A recording shouldn't even try to be like you're there. The way to do that is set up two microphones on either side of a mannequin's head, then place it somewhere in the studio. But then you'll get people complaining that the guitar is muffled, and the drums are too loud, and you can't really hear the singer of the piano. The last thing we would want is to be like we're there. I certainly don't. If I want that, I'll buy some live versions (which certainly have their own appeal). Otherwise, I want each instrument mic'd up to the hilt so I can hear something superior to the original product.



Fidelity means accuracy or exactness... and sexual faithfullness, but regardless, accuracy of what? How can something that at any stage is legitimate, be accurate? As an audiophile, the goal is to draw out as much as possible from the music. To hear it as the musician and producer heard it, because it's art. I want to know what the artist wanted me to know. They created an end product from a performance that, truly, does have details to be drawn out. But the refrain from audiophiles is that many high-end pieces of hardware aren't better or worse, they're "different," which is the most limp argument I've ever heard.
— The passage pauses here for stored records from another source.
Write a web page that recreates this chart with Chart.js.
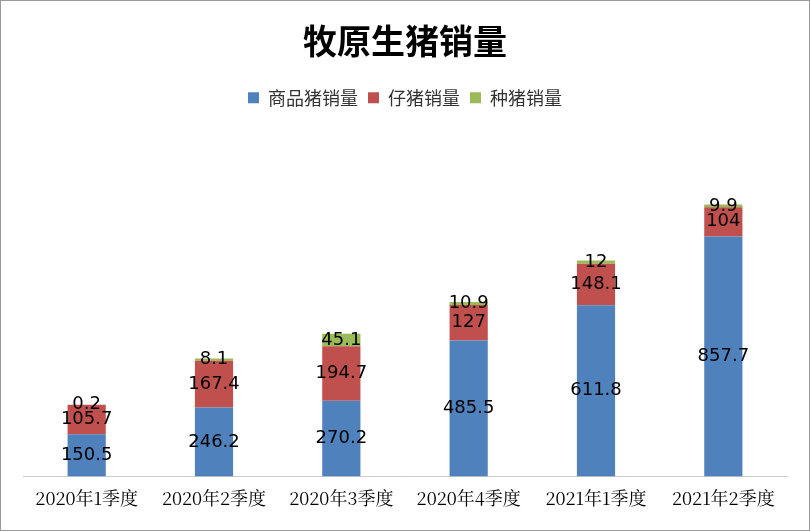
<!DOCTYPE html><html><head><meta charset="utf-8">
<script src="https://cdn.jsdelivr.net/npm/chart.js@4"></script>
<style>body{margin:0;background:#fff}#w{width:808px;height:529px;border:1px solid #999;}</style></head><body>
<div id="w"><canvas id="c" width="808" height="529"></canvas></div>
<script>
const categories=["2020年1季度","2020年2季度","2020年3季度","2020年4季度","2021年1季度","2021年2季度"];
const commercial=[150.5,246.2,270.2,485.5,611.8,857.7];
const piglet=[105.7,167.4,194.7,127,148.1,104];
const breeding=[0.2,8.1,45.1,10.9,12,9.9];
const labelPlugin={id:'lbl',afterDatasetsDraw(ch){const ctx=ch.ctx;ctx.save();ctx.fillStyle='#000';ctx.font='18px "DejaVu Sans","Noto Sans",sans-serif';ctx.textAlign='center';ctx.textBaseline='middle';
ch.data.datasets.forEach((ds,i)=>{ch.getDatasetMeta(i).data.forEach((b,j)=>{const y=(b.y+b.base)/2;ctx.fillText(String(ds.data[j]),b.x,y);});});ctx.restore();}};
new Chart(document.getElementById('c'),{type:'bar',data:{labels:categories,datasets:[
{label:'商品猪销量',data:commercial,backgroundColor:'#4F81BD'},
{label:'仔猪销量',data:piglet,backgroundColor:'#C0504D'},
{label:'种猪销量',data:breeding,backgroundColor:'#9BBB59'}]},
options:{responsive:false,animation:false,layout:{padding:{left:22,right:22,top:0,bottom:18}},
plugins:{title:{display:true,text:'牧原生猪销量',font:{size:34,family:'"Noto Sans CJK SC"',weight:'bold'},color:'#000',padding:{top:20,bottom:17}},
legend:{labels:{boxWidth:11,boxHeight:11,font:{size:18,family:'"Noto Sans CJK SC"'},color:'#333'}},tooltip:{enabled:false}},
datasets:{bar:{categoryPercentage:0.6,barPercentage:0.5}},
scales:{x:{stacked:true,grid:{display:false},border:{color:'#ccc'},ticks:{color:'#000',font:{size:18,family:'"Noto Serif CJK SC","Noto Sans CJK SC",serif'}}},
y:{stacked:true,display:false,min:0,max:1285}}},plugins:[labelPlugin]});
</script></body></html>
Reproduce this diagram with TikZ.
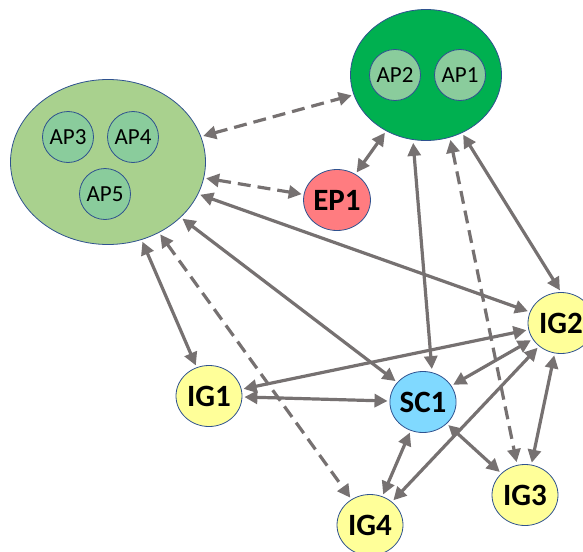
\documentclass[tikz,border=0pt]{standalone}
\usepackage{fontspec}
\setmainfont{Carlito}
\usetikzlibrary{shapes.geometric}
\usetikzlibrary{arrows.meta}

\definecolor{edgegray}{RGB}{118,113,113}
\definecolor{rimblue}{RGB}{47,82,143}
\definecolor{grpgreen}{RGB}{169,209,142}
\definecolor{deepgreen}{RGB}{0,176,80}
\definecolor{apgreen}{RGB}{138,204,156}
\definecolor{epred}{RGB}{255,124,128}
\definecolor{scblue}{RGB}{128,217,255}
\definecolor{igyellow}{RGB}{255,255,153}

\begin{document}
\begin{tikzpicture}[x=1pt,y=-1pt,
		grp/.style={ellipse,draw=rimblue,line width=0.8pt,inner sep=0pt},
		ap/.style={circle,draw=rimblue,fill=apgreen,line width=0.8pt,minimum size=51pt,inner sep=0pt,font=\fontsize{23}{26}\selectfont},
		dev/.style={ellipse,draw=rimblue,line width=0.8pt,minimum width=66pt,minimum height=61pt,inner sep=0pt,font=\bfseries\fontsize{31}{34}\selectfont},
		link/.style={draw=edgegray,line width=3.2pt,shorten <=2pt,shorten >=2pt,{Triangle[length=13pt,width=13pt]}-{Triangle[length=13pt,width=13pt]}},
		dlink/.style={link,dash pattern=on 13pt off 7pt}]
		\useasboundingbox (0,0) rectangle (583,551);
		\clip (0,0) rectangle (583,551);
		% access point groups
		\node[grp,fill=grpgreen,minimum width=195pt,minimum height=165pt] (apL) at (108,162) {};
		\node[grp,fill=deepgreen,minimum width=151pt,minimum height=131pt] (apR) at (426,75) {};
		\node[ap] (ap3) at (68,137) {AP3};
		\node[ap] (ap4) at (133,137) {AP4};
		\node[ap] (ap5) at (105,194) {AP5};
		\node[ap] (ap2) at (395,75) {AP2};
		\node[ap] (ap1) at (460,75) {AP1};
		% devices
		\node[dev,fill=epred] (ep1) at (337,200) {EP1};
		\node[dev,fill=scblue] (sc1) at (423,402) {SC1};
		\node[dev,fill=igyellow] (ig1) at (209,396) {IG1};
		\node[dev,fill=igyellow] (ig2) at (561,323) {IG2};
		\node[dev,fill=igyellow] (ig3) at (525,495) {IG3};
		\node[dev,fill=igyellow] (ig4) at (370,525) {IG4};
		% solid links
		\foreach \a/\b in {ep1/apR,apL/ig2,apL/sc1,apL/ig1,ig1/sc1,ig1/ig2,sc1/ig2,sc1/ig3,sc1/ig4,ig4/ig2,ig2/ig3}
			\draw[link] (\a) -- (\b);
		\draw[link] (apR) -- (ig2.north);
		\draw[link] ([xshift=-13pt]apR.south) -- ([xshift=9pt]sc1.north);
		% dashed links
		\draw[dlink] (apL) -- (apR);
		\draw[dlink] (apL) -- (ep1);
		\draw[dlink] (apL) -- (ig4);
		\draw[dlink] ([xshift=24pt,yshift=3pt]apR.south) -- ([xshift=-8pt]ig3.north);
	\end{tikzpicture}
\end{document}
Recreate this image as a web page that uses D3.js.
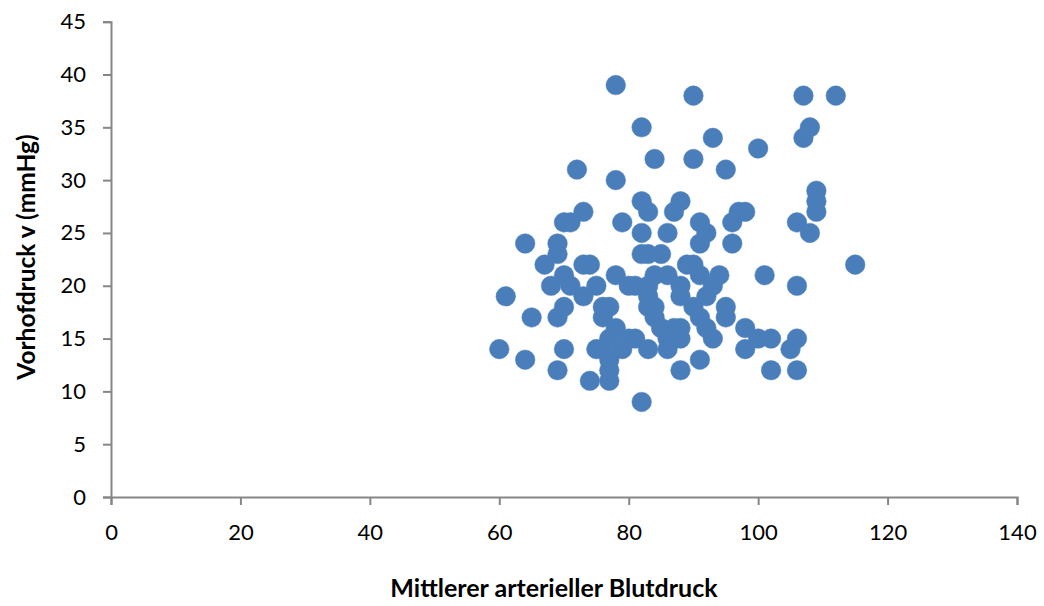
<!DOCTYPE html>
<html>
<head>
<meta charset="utf-8">
<script src="https://cdn.jsdelivr.net/npm/d3@7"></script>
<style>
  html, body { margin: 0; padding: 0; background: #fff; }
  svg { display: block; }
  text { font-family: Lato, "Open Sans", sans-serif; fill: #000; }
</style>
</head>
<body>
<svg id="chart" width="1044" height="606"></svg>
<script>
// Mittlerer arterieller Blutdruck (x) vs. Vorhofdruck v (y)
const meanArterial = [
  78, 90, 107, 112, 82, 108, 93, 107, 100, 84, 90, 72, 95, 78, 109,
  82, 88, 109, 73, 83, 87, 97, 98, 109, 70, 71, 79, 91, 96, 106,
  82, 86, 92, 108, 64, 69, 91, 96, 69, 82, 83, 85, 67, 73, 74,
  89, 90, 115, 70, 78, 84, 86, 91, 94, 101, 68, 71, 75, 80, 81,
  83, 88, 93, 106, 61, 73, 83, 88, 92, 70, 76, 77, 83, 84, 90,
  95, 65, 69, 76, 84, 91, 95, 78, 85, 87, 88, 92, 98, 77, 80,
  81, 86, 88, 93, 100, 102, 106, 60, 70, 75, 76, 79, 83, 86, 98,
  105, 64, 77, 91, 69, 77, 88, 102, 106, 74, 77, 82
];
const atrialV = [
  39, 38, 38, 38, 35, 35, 34, 34, 33, 32, 32, 31, 31, 30, 29,
  28, 28, 28, 27, 27, 27, 27, 27, 27, 26, 26, 26, 26, 26, 26,
  25, 25, 25, 25, 24, 24, 24, 24, 23, 23, 23, 23, 22, 22, 22,
  22, 22, 22, 21, 21, 21, 21, 21, 21, 21, 20, 20, 20, 20, 20,
  20, 20, 20, 20, 19, 19, 19, 19, 19, 18, 18, 18, 18, 18, 18,
  18, 17, 17, 17, 17, 17, 17, 16, 16, 16, 16, 16, 16, 15, 15,
  15, 15, 15, 15, 15, 15, 15, 14, 14, 14, 14, 14, 14, 14, 14,
  14, 13, 13, 13, 12, 12, 12, 12, 12, 11, 11, 9
];
const xTicks = [0, 20, 40, 60, 80, 100, 120, 140];
const yTicks = [0, 5, 10, 15, 20, 25, 30, 35, 40, 45];
const xTitle = "Mittlerer arterieller Blutdruck";
const yTitle = "Vorhofdruck v (mmHg)";

const svg = d3.select("#chart");
const plotLeft = 111, plotRight = 1017, plotTop = 21.7, plotBottom = 497;

const x = d3.scaleLinear().domain([0, 140]).range([plotLeft, plotRight]);
const y = d3.scaleLinear().domain([0, 45]).range([plotBottom, plotTop]);

const axisColor = "#868686";
const tickFont = "22px";

// x axis
const gx = svg.append("g")
  .attr("transform", `translate(0,${plotBottom})`)
  .call(d3.axisBottom(x).tickValues(xTicks).tickSize(8).tickPadding(19));

// y axis
const gy = svg.append("g")
  .attr("transform", `translate(${plotLeft},0)`)
  .call(d3.axisLeft(y).tickValues(yTicks).tickSize(8).tickPadding(17));

[gx, gy].forEach(g => {
  g.select(".domain").attr("stroke", axisColor).attr("stroke-width", 2);
  g.selectAll(".tick line").attr("stroke", axisColor).attr("stroke-width", 2);
  g.selectAll("text")
    .attr("fill", "#000")
    .style("font-family", "Lato, 'Open Sans', sans-serif")
    .style("font-size", tickFont);
});

// points
svg.append("g")
  .selectAll("circle")
  .data(meanArterial.map((v, i) => [v, atrialV[i]]))
  .join("circle")
  .attr("cx", d => x(d[0]))
  .attr("cy", d => y(d[1]))
  .attr("r", 9.8)
  .attr("fill", "#4A7EBB")
  .attr("stroke", "#4A7EBB")
  .attr("stroke-width", 0.5);

// axis titles
svg.append("text")
  .attr("x", 554)
  .attr("y", 597)
  .attr("text-anchor", "middle")
  .style("font-size", "25px")
  .style("font-weight", "bold")
  .text(xTitle);

svg.append("text")
  .attr("transform", `translate(35,257) rotate(-90)`)
  .attr("text-anchor", "middle")
  .style("font-size", "24.5px")
  .style("font-weight", "bold")
  .text(yTitle);
</script>
</body>
</html>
I don't want different. I don't want to turn my living room into a personal, electronic piece of art that reinterprets the music over and over again for ever-increasing amounts of money. I want to get as close to what the intent of the product was as possible, and then stop phutzing around. Anything beyond that, I think, damages the end product.
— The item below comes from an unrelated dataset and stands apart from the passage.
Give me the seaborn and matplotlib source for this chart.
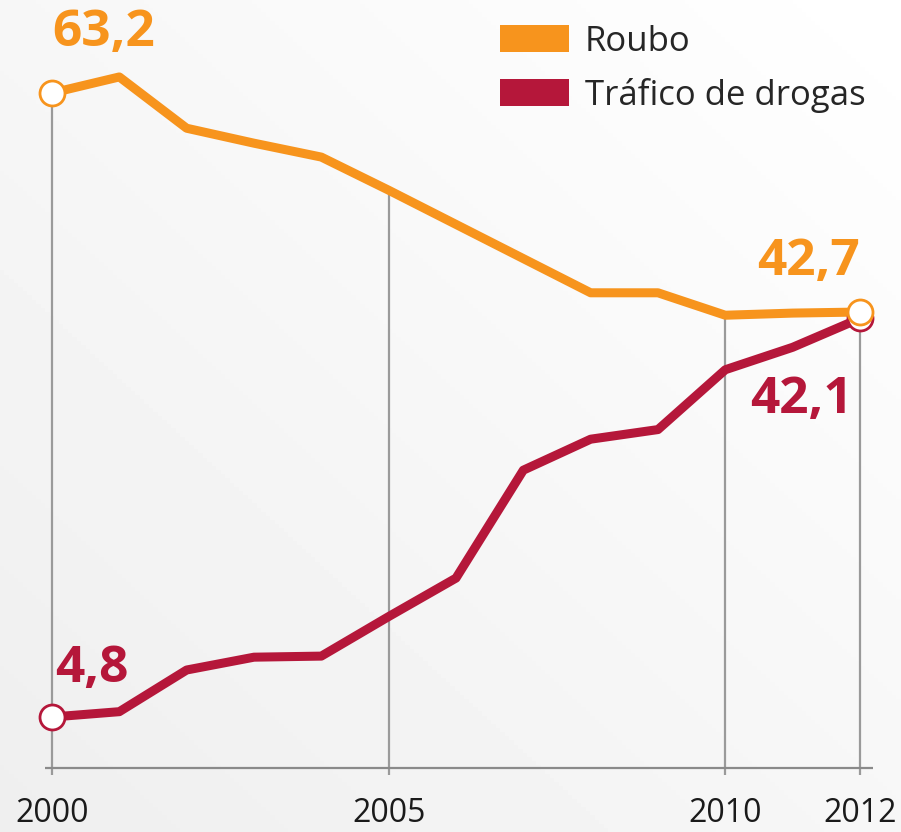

In this response to a Boing Boing article about Michael Fremer, a famous audiophile, Mr. Fremer points out how many audio engineers are serious audiophiles. And how many of them prefer vinyl because it sounds closer to the original tapes.

While I agree with the quest for fidelity to the original tapes, this isn't a good argument. What the original engineers and producers are saying is that it sounds closer to the original MASTER. Which of course they're going to like the most, they made it. They obviously liked it the most, or they would have made it different. When they say that they dislike the CD, they're saying they dislike the different master of the audio. Now I'm not saying there aren't large differences between CD's and records, but the bulk of the difference between versions is what audio engineer mastered the tapes.
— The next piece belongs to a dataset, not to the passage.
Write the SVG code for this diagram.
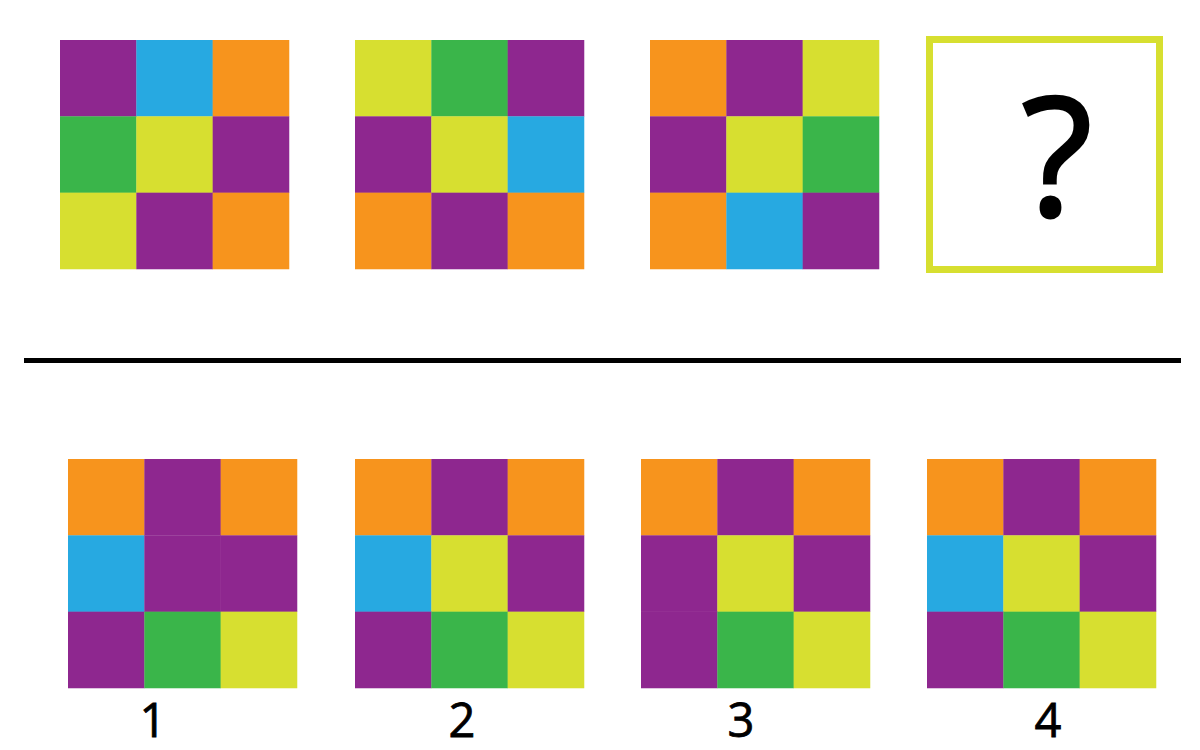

Moreover, there's a big difference between an audio engineer and some general engineer. I would certainly expect audio engineers to be audiophiles. They are not engineers in the hardest sense.

As this article from Rolling Stone discusses, the primary cause of a drop in quality and fidelity in today's music has nothing to do with the medium on which its transferred, but the actual masters. It has to do with the art and not the canvas. In it, they specifically mention The Arctic Monkeys, which makes me happy. I bought the CD and had high quality FLAC files of their other works and it all sounded like crap. It was the master.

I am also not attacking audiophiles insofar as they are audiophiles. Trust me, they have a point. Music played on a $50,000 setup sounds fucking amazing. I myself have spent thousands on various audio setups through the years. I'm also not arguing the idea of diminishing returns, where fifty thousand dollars can get you 95% of the way there, but you need one hundred and fifty thousand dollars to get 96% of the way there. I'm arguing that returns stop at a certain point. As in, you can go no farther. All you can do is phutz around at the limit. It is there where things sound "different" and not "better." I find that silly. I have an entirely different goal as opposed to different or better. I want to achieve fidelity to what the producer originally heard. For example, Brian Wilson was deaf in one ear. He only ever worked in mono. As such, a stereo mix of Good Vibrations would be pointless. I want to hear what Wilson heard, because it is his art. I would even argue that I would want to hear the song through only one ear.

Sound weird? Yeah, a little. But I consider it better to have a strange end than have no end at all. The actual music is only part of the product. Every step of the way affects what I hear. The room, the instrument, the producer, and the medium. It is ALL part of the art.

On Knowledge

All I ever know about the world is what I experience. An apple is sweet and crisp, but what is that? Don't we now know that the apple is nothing more than a collection of atoms? How are those atoms sweet and crisp while other atoms are not?

We can even set aside philosophical ideas and appeal to science. We know about quantum mechanics and the mind. We are disconnected from the world by no less than four steps. We don't know what an object is like. We see the light bouncing off of it. We don't know what light is actually like, we only know what our eyes tell us about it. We don't know what our eyes are telling us, we only know how our minds interpret that information. We don't even know what our minds are telling us unless we attend to that information. There is a famous experiment where a group of people are told to count how many times two people bounce a ball back and forth. They focus so completely on this, that almost everyone in the group misses the gorilla that walks by in the background. The gorilla was there, the light bounced off of it, the eyes detected the light, and the mind registered the information, but they didn't “see” it.

This is the very reason why magic works. Our perception can be easily fooled. Perhaps fooled is too negative a term. When we “see” or more accurately attend to information, it's actually rather difficult to fool a human. That's the reason why magicians are so skilled, they need to be. Our brains are very good at understanding the world with the limited information it has.

We say we “know” many things. When I use the word, I will use it in the popular sense and explicitly state when I'm using the word in other ways. For example, we know something if we read it in a respected magazine or journal, or if we see it with our own eyes.

I don't necessarily consider belief as an idea without reason, such as a belief in God. I believe my friend is at work right now. I have very little reason to think this, but he's usually been there at this time in the past, but it's well within reason to think he called out and is instead in my kitchen eating all my food.

Faith could be considered an extreme degree of belief, where there is basically no reason for believing. But even that is open to interpretation. I have faith that if I was trapped in Bolivia with no money, my friend would send me money for a ticket. That situation has never happened, and he's never needed to do something like that for someone else, but his character seems to indicate that he would do it.

I actually count belief in God as the only true baseless belief.